I asked Maria what approach Inquilinos Unidos uses. "When we find out they are trying to evict someone, we try to step in to save the whole building. If it's one apartment, I'll see the others eventually. So I start by telling them I need everybody together," Maria said. "I tell them, if it's a group, you can avoid retaliation against you." People, especially immigrants, often don't know their rights under the rent control law, so they just leave if the landlord tells them to.
Organizing out of a storefront in a mini-mall on Sunset Blvd, the Casa del Pueblo Cooperative in Echo Park is trying to develop a community land trust as an anti-displacement tactic. I talked with Juan Ramos and several other Casa del Pueblo members. "If the poor are pushed into the ghettos, into areas to the south and east [of downtown], these are often areas that are more polluted and isolated, and even there there aren't many vacancies," Juan said.
A few months back Casa del Pueblo called a community meeting where various housing strategies were discussed. The people at that meeting decided they liked the community land trust approach best.

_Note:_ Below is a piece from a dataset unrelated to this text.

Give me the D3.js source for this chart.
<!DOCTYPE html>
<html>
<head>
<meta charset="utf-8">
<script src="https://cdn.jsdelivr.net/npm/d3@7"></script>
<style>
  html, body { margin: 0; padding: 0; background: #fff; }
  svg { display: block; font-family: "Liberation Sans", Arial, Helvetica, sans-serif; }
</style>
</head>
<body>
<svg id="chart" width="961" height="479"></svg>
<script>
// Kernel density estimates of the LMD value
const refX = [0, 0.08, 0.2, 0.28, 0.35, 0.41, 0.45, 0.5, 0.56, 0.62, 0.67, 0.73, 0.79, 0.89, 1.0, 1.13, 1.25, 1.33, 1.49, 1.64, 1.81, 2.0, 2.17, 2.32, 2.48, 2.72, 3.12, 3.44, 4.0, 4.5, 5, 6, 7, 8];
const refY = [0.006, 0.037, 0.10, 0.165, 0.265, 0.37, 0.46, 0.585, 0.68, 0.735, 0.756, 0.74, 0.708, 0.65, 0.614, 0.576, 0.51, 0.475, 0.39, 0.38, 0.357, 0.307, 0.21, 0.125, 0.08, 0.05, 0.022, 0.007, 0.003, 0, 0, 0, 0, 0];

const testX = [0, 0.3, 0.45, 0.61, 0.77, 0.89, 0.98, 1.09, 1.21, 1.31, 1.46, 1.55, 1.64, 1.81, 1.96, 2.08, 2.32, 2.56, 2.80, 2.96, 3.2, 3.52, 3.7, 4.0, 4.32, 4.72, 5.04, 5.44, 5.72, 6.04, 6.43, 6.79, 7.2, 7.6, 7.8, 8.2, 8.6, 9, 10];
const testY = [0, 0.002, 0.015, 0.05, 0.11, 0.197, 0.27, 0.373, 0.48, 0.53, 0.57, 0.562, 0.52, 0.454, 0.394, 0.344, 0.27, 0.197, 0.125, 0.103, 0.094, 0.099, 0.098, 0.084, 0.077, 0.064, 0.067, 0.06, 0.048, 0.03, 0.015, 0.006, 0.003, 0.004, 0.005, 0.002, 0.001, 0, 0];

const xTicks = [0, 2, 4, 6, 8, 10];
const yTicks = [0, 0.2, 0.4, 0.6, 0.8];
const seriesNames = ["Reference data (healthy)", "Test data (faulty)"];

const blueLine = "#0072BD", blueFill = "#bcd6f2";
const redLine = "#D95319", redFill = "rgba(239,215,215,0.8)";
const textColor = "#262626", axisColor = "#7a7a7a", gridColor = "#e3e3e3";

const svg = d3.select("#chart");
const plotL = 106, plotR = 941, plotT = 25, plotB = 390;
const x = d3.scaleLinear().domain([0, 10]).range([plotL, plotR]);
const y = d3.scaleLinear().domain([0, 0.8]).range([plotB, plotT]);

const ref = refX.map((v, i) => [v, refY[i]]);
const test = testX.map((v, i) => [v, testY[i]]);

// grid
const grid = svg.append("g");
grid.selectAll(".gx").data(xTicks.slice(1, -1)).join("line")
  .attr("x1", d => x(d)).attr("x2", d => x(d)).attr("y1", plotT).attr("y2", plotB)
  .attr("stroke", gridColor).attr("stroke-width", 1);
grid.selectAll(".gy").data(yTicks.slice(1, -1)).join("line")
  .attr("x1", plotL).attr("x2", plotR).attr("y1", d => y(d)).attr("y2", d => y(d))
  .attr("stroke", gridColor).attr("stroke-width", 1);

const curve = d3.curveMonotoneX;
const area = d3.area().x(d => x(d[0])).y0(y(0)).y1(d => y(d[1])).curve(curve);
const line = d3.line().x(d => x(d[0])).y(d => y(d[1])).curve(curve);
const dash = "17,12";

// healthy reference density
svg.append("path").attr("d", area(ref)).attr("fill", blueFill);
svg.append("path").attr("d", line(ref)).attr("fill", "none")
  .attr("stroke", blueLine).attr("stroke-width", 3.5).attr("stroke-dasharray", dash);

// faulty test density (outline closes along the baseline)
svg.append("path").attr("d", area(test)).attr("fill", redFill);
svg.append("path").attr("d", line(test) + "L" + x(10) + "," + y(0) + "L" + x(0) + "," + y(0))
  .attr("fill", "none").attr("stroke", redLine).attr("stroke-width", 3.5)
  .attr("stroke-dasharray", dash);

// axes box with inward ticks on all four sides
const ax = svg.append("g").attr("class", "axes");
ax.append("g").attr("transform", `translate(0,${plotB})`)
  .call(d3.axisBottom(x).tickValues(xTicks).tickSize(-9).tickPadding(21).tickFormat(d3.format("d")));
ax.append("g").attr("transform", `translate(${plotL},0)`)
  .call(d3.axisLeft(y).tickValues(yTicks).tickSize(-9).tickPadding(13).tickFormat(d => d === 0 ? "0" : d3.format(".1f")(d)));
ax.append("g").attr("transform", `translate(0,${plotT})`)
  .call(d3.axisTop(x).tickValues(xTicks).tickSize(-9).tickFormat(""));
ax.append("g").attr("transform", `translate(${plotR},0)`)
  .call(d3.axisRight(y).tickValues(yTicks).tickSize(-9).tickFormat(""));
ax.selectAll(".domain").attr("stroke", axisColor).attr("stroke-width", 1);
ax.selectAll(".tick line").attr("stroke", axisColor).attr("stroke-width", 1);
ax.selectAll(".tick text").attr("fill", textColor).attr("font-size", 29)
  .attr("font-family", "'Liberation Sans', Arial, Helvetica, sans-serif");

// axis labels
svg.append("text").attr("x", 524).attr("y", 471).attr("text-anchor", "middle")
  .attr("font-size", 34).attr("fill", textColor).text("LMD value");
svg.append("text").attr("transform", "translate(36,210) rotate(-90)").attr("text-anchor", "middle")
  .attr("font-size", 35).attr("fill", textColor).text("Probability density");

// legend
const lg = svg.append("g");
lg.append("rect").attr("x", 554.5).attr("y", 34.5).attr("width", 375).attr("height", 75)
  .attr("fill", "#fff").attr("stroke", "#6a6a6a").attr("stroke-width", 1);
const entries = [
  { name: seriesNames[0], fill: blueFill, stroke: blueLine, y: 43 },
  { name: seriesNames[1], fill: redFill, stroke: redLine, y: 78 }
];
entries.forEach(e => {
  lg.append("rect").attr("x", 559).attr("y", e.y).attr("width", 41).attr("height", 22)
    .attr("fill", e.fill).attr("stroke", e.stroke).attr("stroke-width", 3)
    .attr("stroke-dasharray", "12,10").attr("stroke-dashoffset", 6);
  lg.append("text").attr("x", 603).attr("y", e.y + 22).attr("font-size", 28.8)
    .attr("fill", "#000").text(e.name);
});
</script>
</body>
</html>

A community land trust is a cooperative that develops resident-controlled housing, such as housing co-ops, and retains ownership of the land under the buildings. This enables the community to ensure that the housing will remain permanently affordable.
About 200 non-profit housing corporations exist in the greater Los Angeles area. But these may have a self-perpetuating board of directors and are often run by a conventional managerial hierarchy. These organizations "are controlled by the professionals," Juan said. "We don't want to be like that. We want the community in control."

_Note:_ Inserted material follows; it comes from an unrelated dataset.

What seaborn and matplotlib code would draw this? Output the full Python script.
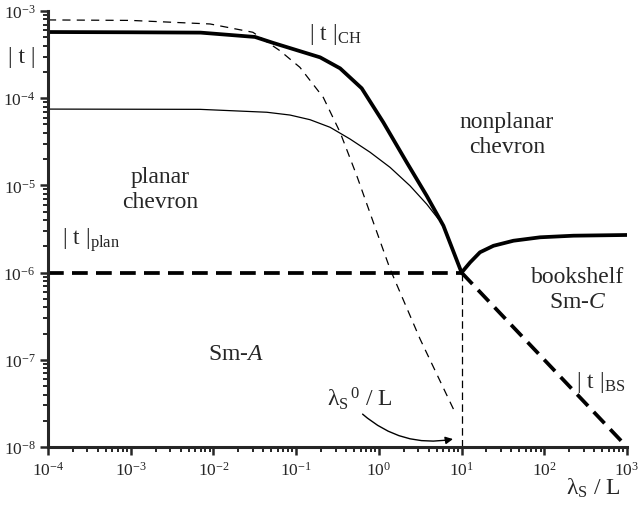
import numpy as np
import pandas as pd
import matplotlib
matplotlib.use("Agg")
import matplotlib.pyplot as plt
import seaborn as sns
from matplotlib.ticker import FixedLocator, NullFormatter

# ---- data ----
ch_x = [1e-4, 1e-3, 7e-3, 0.0318, 0.053, 0.195, 0.34, 0.62, 1.13, 2.17, 3.79, 6.03, 10,
        12.7, 16.7, 24.3, 42.4, 89, 225, 1000]
ch_y = [5.74e-4, 5.7e-4, 5.65e-4, 5.04e-4, 4.3e-4, 2.94e-4, 2.2e-4, 1.3e-4, 5.3e-5, 1.84e-5,
        7.6e-6, 3.45e-6, 1.0e-6, 1.31e-6, 1.71e-6, 2.03e-6, 2.32e-6, 2.54e-6, 2.65e-6, 2.7e-6]

thin_x = [1e-4, 6.9e-3, 0.0442, 0.0843, 0.147, 0.257, 0.449, 0.783, 1.366, 2.38, 3.79, 5.24]
thin_y = [7.5e-5, 7.45e-5, 6.9e-5, 6.41e-5, 5.67e-5, 4.64e-5, 3.4e-5, 2.4e-5, 1.61e-5,
          9.9e-6, 6.1e-6, 4.12e-6]

dash_x = [1e-4, 1e-3, 9.1e-3, 0.03, 0.0638, 0.111, 0.213, 0.34, 0.541, 0.857, 1.366,
          3.15, 7.96, 8.3]
dash_y = [7.9e-4, 7.8e-4, 7.1e-4, 5.7e-4, 3.5e-4, 2.26e-4, 1.02e-4, 4.06e-5, 1.29e-5,
          3.78e-6, 1.1e-6, 1.73e-7, 2.73e-8, 2.5e-8]

plan_x = [1e-4, 10]
plan_y = [1e-6, 1e-6]

bs_x = [10, 1000]
bs_y = [1e-6, 1e-8]

vert_x = [10, 10]
vert_y = [1e-8, 1e-6]

x_ticks = [1e-4, 1e-3, 1e-2, 1e-1, 1e0, 1e1, 1e2, 1e3]
y_ticks = [1e-8, 1e-7, 1e-6, 1e-5, 1e-4, 1e-3]

sns.set_style("ticks")
plt.rcParams['font.family'] = ['Liberation Serif', 'DejaVu Serif']
plt.rcParams['mathtext.fontset'] = 'custom'
plt.rcParams['mathtext.rm'] = 'Liberation Serif'
plt.rcParams['mathtext.it'] = 'Liberation Serif:italic'
plt.rcParams['mathtext.bf'] = 'Liberation Serif:bold'
plt.rcParams['axes.unicode_minus'] = False

W, H = 639, 510
fig = plt.figure(figsize=(W / 100, H / 100), dpi=100)
ax = fig.add_axes([48 / W, 1 - 448 / H, (627 - 48) / W, (448 - 12) / H])


def draw(x, y, lw, dashes=None):
    df = pd.DataFrame({"x": x, "y": y})
    sns.lineplot(data=df, x="x", y="y", ax=ax, color="black", lw=lw, sort=False,
                 estimator=None)
    line = ax.get_lines()[-1]
    if dashes is not None:
        line.set_dashes(dashes)
    line.set_solid_joinstyle("round")
    return line


draw(dash_x, dash_y, 0.9, (6.5, 5))
draw(thin_x, thin_y, 0.9)
draw(vert_x, vert_y, 0.9, (6, 3.5))
draw(plan_x, plan_y, 2.7, (4.2, 2.2))
draw(bs_x, bs_y, 2.7, (4.2, 2.2))
draw(ch_x, ch_y, 2.7)

ax.set_xscale("log")
ax.set_yscale("log")
ax.set_xlim(1e-4, 1e3)
ax.set_ylim(1e-8, 1e-3)
ax.set_xlabel("")
ax.set_ylabel("")

for s in ["top", "right"]:
    ax.spines[s].set_visible(False)
for s in ["left", "bottom"]:
    ax.spines[s].set_linewidth(2.2)

ax.xaxis.set_major_locator(FixedLocator(x_ticks))
ax.yaxis.set_major_locator(FixedLocator(y_ticks))
x_minor = [m * t for t in x_ticks[:-1] for m in range(2, 10)]
y_minor = [m * t for t in y_ticks[:-1] for m in range(2, 10)]
ax.xaxis.set_minor_locator(FixedLocator(x_minor))
ax.yaxis.set_minor_locator(FixedLocator(y_minor))
ax.xaxis.set_minor_formatter(NullFormatter())
ax.yaxis.set_minor_formatter(NullFormatter())
ax.tick_params(which="major", direction="out", length=6, width=1.8, labelsize=12.5)
ax.tick_params(which="minor", direction="out", length=3.5, width=1.4)
ax.tick_params(axis="x", which="major", pad=4)
ax.tick_params(axis="y", which="major", pad=3)
ax.grid(False)

fs = 17


def put(px, py, s, **kw):
    fig.text(px / W, 1 - py / H, s, fontsize=fs, **kw)


put(8, 63, "| t |")
put(309, 40, r"| t |$_{\mathrm{CH}}$")
put(507, 135, "nonplanar\nchevron", ha="center", va="center", linespacing=1.25)
put(160, 190, "planar\nchevron", ha="center", va="center", linespacing=1.25)
put(62, 245, r"| t |$_{\mathrm{plan}}$")
put(236, 360, r"Sm-$\mathit{A}$", ha="center")
put(578, 290, "bookshelf\nSm-$\\mathit{C}$", ha="center", va="center", linespacing=1.25)
put(576, 388, r"| t |$_{\mathrm{BS}}$")
put(327, 406, r"λ$_{\mathrm{S}}{}^{\,0}$ / L")
put(566, 495, r"λ$_{\mathrm{S}}$ / L")

ax.annotate("", xy=(8.5, 1.25e-8), xytext=(0.6, 2.5e-8),
            arrowprops=dict(arrowstyle="-|>", color="black", lw=1.0,
                            connectionstyle="arc3,rad=0.25", mutation_scale=11))

fig.savefig("out.png", dpi=100)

Casa del Pueblo is not just a housing organization but has a broader perspective of community autonomy and self-determination. "We have positioned ourselves [politically] within a broader global uprising of the poor, third world, indigenous and geographically displaced," the group says (www.casadelpueblocoop.org). "By exploring our history from a radical perspective that emphasizes individual and communitarian autonomy, we strive to break cycles of violence and destruction and develop new modes of interaction for a viable, sustainable future." The Zapatista movement in Chiapas, Mexico is one influence, and Casa del Pueblo sells fair-trade coffee and craft products from Chiapas.
Casa del Pueblo has after-school tutoring and an alternative health and nutrition program. The health program is motivated by the fact that low-income people often do not have health insurance, Juan said. Casa del Pueblo is also a community space for cultural events.
The Casa del Pueblo project is an example of an effort to develop a self-managing institution — and one situated in the context of a particular class struggle, the struggle against eviction and displacement.